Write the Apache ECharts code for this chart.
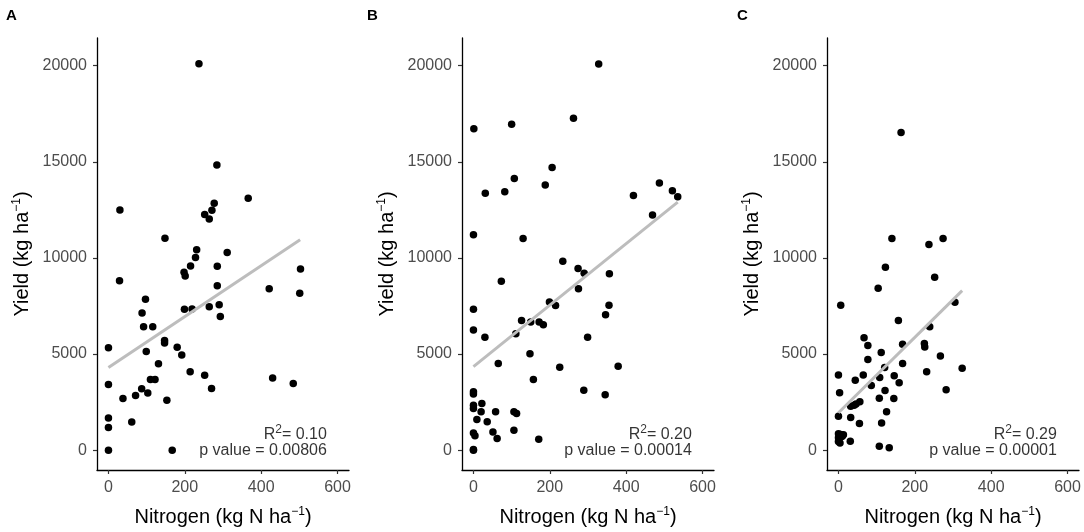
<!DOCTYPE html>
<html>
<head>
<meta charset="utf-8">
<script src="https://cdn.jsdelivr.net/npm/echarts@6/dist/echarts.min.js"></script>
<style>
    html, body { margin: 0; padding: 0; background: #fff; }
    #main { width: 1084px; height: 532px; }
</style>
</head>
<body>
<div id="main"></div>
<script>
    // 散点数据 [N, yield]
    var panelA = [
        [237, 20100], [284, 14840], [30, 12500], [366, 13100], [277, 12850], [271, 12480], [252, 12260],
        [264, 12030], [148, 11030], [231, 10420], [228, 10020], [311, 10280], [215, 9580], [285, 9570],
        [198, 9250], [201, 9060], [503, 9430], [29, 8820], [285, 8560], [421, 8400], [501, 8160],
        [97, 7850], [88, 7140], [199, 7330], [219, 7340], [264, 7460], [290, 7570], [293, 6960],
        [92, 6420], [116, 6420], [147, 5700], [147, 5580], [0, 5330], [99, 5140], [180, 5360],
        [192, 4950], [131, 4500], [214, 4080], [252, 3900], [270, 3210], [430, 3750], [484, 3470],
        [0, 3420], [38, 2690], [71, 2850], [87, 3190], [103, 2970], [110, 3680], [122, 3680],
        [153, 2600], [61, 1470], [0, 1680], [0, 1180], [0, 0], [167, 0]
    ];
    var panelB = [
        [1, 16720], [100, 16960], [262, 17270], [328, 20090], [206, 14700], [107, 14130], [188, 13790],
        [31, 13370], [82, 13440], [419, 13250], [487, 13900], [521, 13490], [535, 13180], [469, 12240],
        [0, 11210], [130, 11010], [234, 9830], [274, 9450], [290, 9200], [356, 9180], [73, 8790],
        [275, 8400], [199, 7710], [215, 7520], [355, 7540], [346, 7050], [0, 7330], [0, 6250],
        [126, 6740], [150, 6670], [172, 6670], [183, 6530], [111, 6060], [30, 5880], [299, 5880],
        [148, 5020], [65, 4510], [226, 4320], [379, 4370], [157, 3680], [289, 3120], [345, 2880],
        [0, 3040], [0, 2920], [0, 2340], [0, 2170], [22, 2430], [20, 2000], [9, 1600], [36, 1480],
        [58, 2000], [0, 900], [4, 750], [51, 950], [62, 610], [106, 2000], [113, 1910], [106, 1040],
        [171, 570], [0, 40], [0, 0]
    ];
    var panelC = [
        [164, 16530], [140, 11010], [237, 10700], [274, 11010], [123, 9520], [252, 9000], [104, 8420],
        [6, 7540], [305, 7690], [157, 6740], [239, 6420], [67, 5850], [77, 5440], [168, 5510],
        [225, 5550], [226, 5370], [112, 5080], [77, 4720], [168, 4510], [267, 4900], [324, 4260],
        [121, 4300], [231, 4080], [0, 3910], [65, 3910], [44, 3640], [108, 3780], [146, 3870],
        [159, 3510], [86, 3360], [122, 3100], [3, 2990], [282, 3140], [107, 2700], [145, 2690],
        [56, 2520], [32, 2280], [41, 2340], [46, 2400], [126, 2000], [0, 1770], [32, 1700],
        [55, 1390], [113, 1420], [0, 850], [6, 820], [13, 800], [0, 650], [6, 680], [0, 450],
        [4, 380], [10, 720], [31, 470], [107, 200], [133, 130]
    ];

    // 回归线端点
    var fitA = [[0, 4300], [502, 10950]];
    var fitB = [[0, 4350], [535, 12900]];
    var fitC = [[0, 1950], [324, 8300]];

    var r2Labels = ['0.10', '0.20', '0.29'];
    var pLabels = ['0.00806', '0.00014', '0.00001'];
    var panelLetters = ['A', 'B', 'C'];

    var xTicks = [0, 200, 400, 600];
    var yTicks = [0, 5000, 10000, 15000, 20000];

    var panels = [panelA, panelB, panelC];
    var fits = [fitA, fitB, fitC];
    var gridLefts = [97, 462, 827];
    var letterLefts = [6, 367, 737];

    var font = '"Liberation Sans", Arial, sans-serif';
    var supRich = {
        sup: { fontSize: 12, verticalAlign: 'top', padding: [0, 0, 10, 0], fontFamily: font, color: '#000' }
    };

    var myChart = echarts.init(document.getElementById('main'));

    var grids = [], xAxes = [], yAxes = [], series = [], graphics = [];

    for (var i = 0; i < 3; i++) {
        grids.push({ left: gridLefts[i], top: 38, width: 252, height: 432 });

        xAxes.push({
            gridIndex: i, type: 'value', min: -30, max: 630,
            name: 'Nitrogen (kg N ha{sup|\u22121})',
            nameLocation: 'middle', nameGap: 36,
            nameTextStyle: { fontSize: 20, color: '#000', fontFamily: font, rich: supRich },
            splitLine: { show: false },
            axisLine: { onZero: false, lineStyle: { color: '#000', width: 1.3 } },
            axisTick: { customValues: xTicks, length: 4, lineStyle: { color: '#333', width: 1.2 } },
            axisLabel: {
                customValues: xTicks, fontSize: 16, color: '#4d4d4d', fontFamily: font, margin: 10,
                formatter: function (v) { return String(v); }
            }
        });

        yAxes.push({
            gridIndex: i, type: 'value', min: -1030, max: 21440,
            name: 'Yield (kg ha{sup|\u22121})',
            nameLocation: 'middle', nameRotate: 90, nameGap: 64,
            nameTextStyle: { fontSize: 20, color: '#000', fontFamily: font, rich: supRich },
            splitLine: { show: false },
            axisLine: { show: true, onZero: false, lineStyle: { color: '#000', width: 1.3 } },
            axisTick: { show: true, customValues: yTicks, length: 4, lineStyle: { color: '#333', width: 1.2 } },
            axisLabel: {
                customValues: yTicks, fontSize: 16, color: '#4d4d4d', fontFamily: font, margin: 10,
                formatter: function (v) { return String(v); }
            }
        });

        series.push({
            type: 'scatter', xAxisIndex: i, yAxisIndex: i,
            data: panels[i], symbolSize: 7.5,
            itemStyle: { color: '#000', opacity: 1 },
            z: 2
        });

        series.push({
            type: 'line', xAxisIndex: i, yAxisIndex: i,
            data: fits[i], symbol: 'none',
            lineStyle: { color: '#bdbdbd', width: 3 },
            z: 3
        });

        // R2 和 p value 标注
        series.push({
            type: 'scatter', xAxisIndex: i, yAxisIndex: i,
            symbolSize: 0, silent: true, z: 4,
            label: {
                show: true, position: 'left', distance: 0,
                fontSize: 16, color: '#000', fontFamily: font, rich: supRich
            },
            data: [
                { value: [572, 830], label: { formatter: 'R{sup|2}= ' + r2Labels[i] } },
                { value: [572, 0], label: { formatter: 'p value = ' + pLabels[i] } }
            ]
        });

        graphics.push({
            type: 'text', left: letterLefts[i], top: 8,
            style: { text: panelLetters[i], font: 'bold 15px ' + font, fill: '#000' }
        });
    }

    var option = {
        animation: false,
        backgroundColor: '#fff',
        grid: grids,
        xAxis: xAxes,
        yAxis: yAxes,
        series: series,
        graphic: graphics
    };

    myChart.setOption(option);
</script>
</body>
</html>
──────
__THE EXERCISE__:
From start to finish, output the listing exactly, but omit its pictures.

__SOLVED EXERCISE__:
Write the Apache ECharts code for this chart.
<!DOCTYPE html>
<html>
<head>
<meta charset="utf-8">
<script src="https://cdn.jsdelivr.net/npm/echarts@6/dist/echarts.min.js"></script>
<style>
    html, body { margin: 0; padding: 0; background: #fff; }
    #main { width: 1084px; height: 532px; }
</style>
</head>
<body>
<div id="main"></div>
<script>
    // 散点数据 [N, yield]
    var panelA = [
        [237, 20100], [284, 14840], [30, 12500], [366, 13100], [277, 12850], [271, 12480], [252, 12260],
        [264, 12030], [148, 11030], [231, 10420], [228, 10020], [311, 10280], [215, 9580], [285, 9570],
        [198, 9250], [201, 9060], [503, 9430], [29, 8820], [285, 8560], [421, 8400], [501, 8160],
        [97, 7850], [88, 7140], [199, 7330], [219, 7340], [264, 7460], [290, 7570], [293, 6960],
        [92, 6420], [116, 6420], [147, 5700], [147, 5580], [0, 5330], [99, 5140], [180, 5360],
        [192, 4950], [131, 4500], [214, 4080], [252, 3900], [270, 3210], [430, 3750], [484, 3470],
        [0, 3420], [38, 2690], [71, 2850], [87, 3190], [103, 2970], [110, 3680], [122, 3680],
        [153, 2600], [61, 1470], [0, 1680], [0, 1180], [0, 0], [167, 0]
    ];
    var panelB = [
        [1, 16720], [100, 16960], [262, 17270], [328, 20090], [206, 14700], [107, 14130], [188, 13790],
        [31, 13370], [82, 13440], [419, 13250], [487, 13900], [521, 13490], [535, 13180], [469, 12240],
        [0, 11210], [130, 11010], [234, 9830], [274, 9450], [290, 9200], [356, 9180], [73, 8790],
        [275, 8400], [199, 7710], [215, 7520], [355, 7540], [346, 7050], [0, 7330], [0, 6250],
        [126, 6740], [150, 6670], [172, 6670], [183, 6530], [111, 6060], [30, 5880], [299, 5880],
        [148, 5020], [65, 4510], [226, 4320], [379, 4370], [157, 3680], [289, 3120], [345, 2880],
        [0, 3040], [0, 2920], [0, 2340], [0, 2170], [22, 2430], [20, 2000], [9, 1600], [36, 1480],
        [58, 2000], [0, 900], [4, 750], [51, 950], [62, 610], [106, 2000], [113, 1910], [106, 1040],
        [171, 570], [0, 40], [0, 0]
    ];
    var panelC = [
        [164, 16530], [140, 11010], [237, 10700], [274, 11010], [123, 9520], [252, 9000], [104, 8420],
        [6, 7540], [305, 7690], [157, 6740], [239, 6420], [67, 5850], [77, 5440], [168, 5510],
        [225, 5550], [226, 5370], [112, 5080], [77, 4720], [168, 4510], [267, 4900], [324, 4260],
        [121, 4300], [231, 4080], [0, 3910], [65, 3910], [44, 3640], [108, 3780], [146, 3870],
        [159, 3510], [86, 3360], [122, 3100], [3, 2990], [282, 3140], [107, 2700], [145, 2690],
        [56, 2520], [32, 2280], [41, 2340], [46, 2400], [126, 2000], [0, 1770], [32, 1700],
        [55, 1390], [113, 1420], [0, 850], [6, 820], [13, 800], [0, 650], [6, 680], [0, 450],
        [4, 380], [10, 720], [31, 470], [107, 200], [133, 130]
    ];

    // 回归线端点
    var fitA = [[0, 4300], [502, 10950]];
    var fitB = [[0, 4350], [535, 12900]];
    var fitC = [[0, 1950], [324, 8300]];

    var r2Labels = ['0.10', '0.20', '0.29'];
    var pLabels = ['0.00806', '0.00014', '0.00001'];
    var panelLetters = ['A', 'B', 'C'];

    var xTicks = [0, 200, 400, 600];
    var yTicks = [0, 5000, 10000, 15000, 20000];

    var panels = [panelA, panelB, panelC];
    var fits = [fitA, fitB, fitC];
    var gridLefts = [97, 462, 827];
    var letterLefts = [6, 367, 737];

    var font = '"Liberation Sans", Arial, sans-serif';
    var supRich = {
        sup: { fontSize: 12, verticalAlign: 'top', padding: [0, 0, 10, 0], fontFamily: font, color: '#000' }
    };

    var myChart = echarts.init(document.getElementById('main'));

    var grids = [], xAxes = [], yAxes = [], series = [], graphics = [];

    for (var i = 0; i < 3; i++) {
        grids.push({ left: gridLefts[i], top: 38, width: 252, height: 432 });

        xAxes.push({
            gridIndex: i, type: 'value', min: -30, max: 630,
            name: 'Nitrogen (kg N ha{sup|\u22121})',
            nameLocation: 'middle', nameGap: 36,
            nameTextStyle: { fontSize: 20, color: '#000', fontFamily: font, rich: supRich },
            splitLine: { show: false },
            axisLine: { onZero: false, lineStyle: { color: '#000', width: 1.3 } },
            axisTick: { customValues: xTicks, length: 4, lineStyle: { color: '#333', width: 1.2 } },
            axisLabel: {
                customValues: xTicks, fontSize: 16, color: '#4d4d4d', fontFamily: font, margin: 10,
                formatter: function (v) { return String(v); }
            }
        });

        yAxes.push({
            gridIndex: i, type: 'value', min: -1030, max: 21440,
            name: 'Yield (kg ha{sup|\u22121})',
            nameLocation: 'middle', nameRotate: 90, nameGap: 64,
            nameTextStyle: { fontSize: 20, color: '#000', fontFamily: font, rich: supRich },
            splitLine: { show: false },
            axisLine: { show: true, onZero: false, lineStyle: { color: '#000', width: 1.3 } },
            axisTick: { show: true, customValues: yTicks, length: 4, lineStyle: { color: '#333', width: 1.2 } },
            axisLabel: {
                customValues: yTicks, fontSize: 16, color: '#4d4d4d', fontFamily: font, margin: 10,
                formatter: function (v) { return String(v); }
            }
        });

        series.push({
            type: 'scatter', xAxisIndex: i, yAxisIndex: i,
            data: panels[i], symbolSize: 7.5,
            itemStyle: { color: '#000', opacity: 1 },
            z: 2
        });

        series.push({
            type: 'line', xAxisIndex: i, yAxisIndex: i,
            data: fits[i], symbol: 'none',
            lineStyle: { color: '#bdbdbd', width: 3 },
            z: 3
        });

        // R2 和 p value 标注
        series.push({
            type: 'scatter', xAxisIndex: i, yAxisIndex: i,
            symbolSize: 0, silent: true, z: 4,
            label: {
                show: true, position: 'left', distance: 0,
                fontSize: 16, color: '#000', fontFamily: font, rich: supRich
            },
            data: [
                { value: [572, 830], label: { formatter: 'R{sup|2}= ' + r2Labels[i] } },
                { value: [572, 0], label: { formatter: 'p value = ' + pLabels[i] } }
            ]
        });

        graphics.push({
            type: 'text', left: letterLefts[i], top: 8,
            style: { text: panelLetters[i], font: 'bold 15px ' + font, fill: '#000' }
        });
    }

    var option = {
        animation: false,
        backgroundColor: '#fff',
        grid: grids,
        xAxis: xAxes,
        yAxis: yAxes,
        series: series,
        graphic: graphics
    };

    myChart.setOption(option);
</script>
</body>
</html>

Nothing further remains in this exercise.